Alors certes le brassage des genres est très intéressant et bien mené mais il n’y a finalement rien de nouveau ni d’original, à la fois dans le côté comédie dramatique (relations amicales, amoureuses et familiales traité de façon ultra-classiques) que dans le genre fantastique (la découverte de son pouvoir après avoir essayé de rationnaliser, puis essayer de le cacher, découvrir les origines de celui-ci, apprendre à le contrôler, bref toutes les étapes vues et revues de nombreuses fois).
Les pirouettes scénaristiques concernant l'insertion de l’univers fantastique permettent à la série de ne pas tomber dans l’anecdotique, en nous balançant quelques miettes à coup de teasing, mais le spectateur attendra jusqu’au bout l’exploitation du côté super-héros, qui ne viendra jamais vraiment.

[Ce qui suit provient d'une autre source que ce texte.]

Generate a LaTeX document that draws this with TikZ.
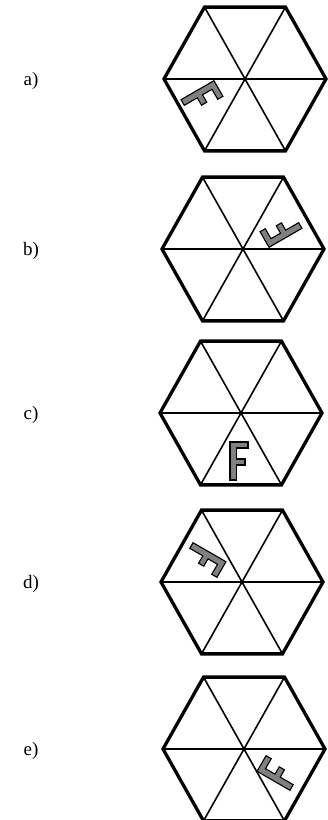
\documentclass[tikz,border=0pt]{standalone}
\usepackage{fontspec}
\setmainfont{Liberation Serif}
\usetikzlibrary{positioning}

\begin{document}
\begin{tikzpicture}[x=1pt,y=1pt,
	rim/.style={line width=3.3pt,line join=miter},
	spoke/.style={line width=1.6pt},
	letter/.style={fill=black!50,draw=black,line width=1.1pt,line join=miter},
	tag/.style={font=\fontsize{19}{22}\selectfont,inner sep=0pt}]
	\useasboundingbox (0,0) rectangle (327,820);
	\foreach \name/\cx/\cy/\fx/\fy/\rot in {a/245/741/-43/-19/-60,
		b/243/571/38/19/120, c/241/407/-2/-48/0,
		d/242/238/-37/22/-120, e/244/71/34/-24/60}{
		\node[tag] (\name) at (31,\cy-2) {\name)};
		\begin{scope}[shift={(\cx,\cy)}]
			\foreach \k in {0,...,5}
				\coordinate (\name\k) at ({81*cos(60*\k)},{83*sin(60*\k)});
			\draw[spoke] (\name0) -- (\name3) (\name1) -- (\name4) (\name2) -- (\name5);
			\draw[rim] (\name0) -- (\name1) -- (\name2) -- (\name3) -- (\name4) -- (\name5) -- cycle;
			% the letter, base toward the rim
			\draw[letter,shift={(\fx,\fy)},rotate=\rot] (-9,-19) -- (-2.5,-19) -- (-2.5,-4)
				-- (6,-4) -- (6,2) -- (-2.5,2) -- (-2.5,13) -- (9,13) -- (9,19) -- (-9,19) -- cycle;
		\end{scope}
	}
\end{tikzpicture}
\end{document}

I am not okay with this n'est pour l'instant en aucun cas une série de super-héros avec une approche dramatique, mais bien une série dramatique teintée (mais alors très légèrement) de fantastique, même si on semble comprendre que cela changera dès la saison 2.
Chaque épisode semble être une sorte d’amuse-bouche, que l’on dévore âprement, sans jamais arriver à quelque chose de consistant. La série finit par souffrir de sa comparaison et se trouve être beaucoup plus gentillette que The end of the Fucking World, et surtout beaucoup moins irrévérencieuse que ce qu’elle le souhaiterait. Le final pimenté fait certes son petit effet (les dernières minutes sont vraiment étonnantes), mais on reste malgré tout sur notre faim. Comme souvent avec Netflix, il s'agit d'une première saison introductive, comme une sorte d'immense épisode pilote où les intentions du créateur sont encore un peu floues. La suite sera sans doute décisive : soit la série va donner corps à son intrigue fantastique, soit continuer à faire de la comédie dramatique banale et finir par lasser. Alors vite, la suite !
Mise à jour : Malheureusement, la série n'est pas renouvelée.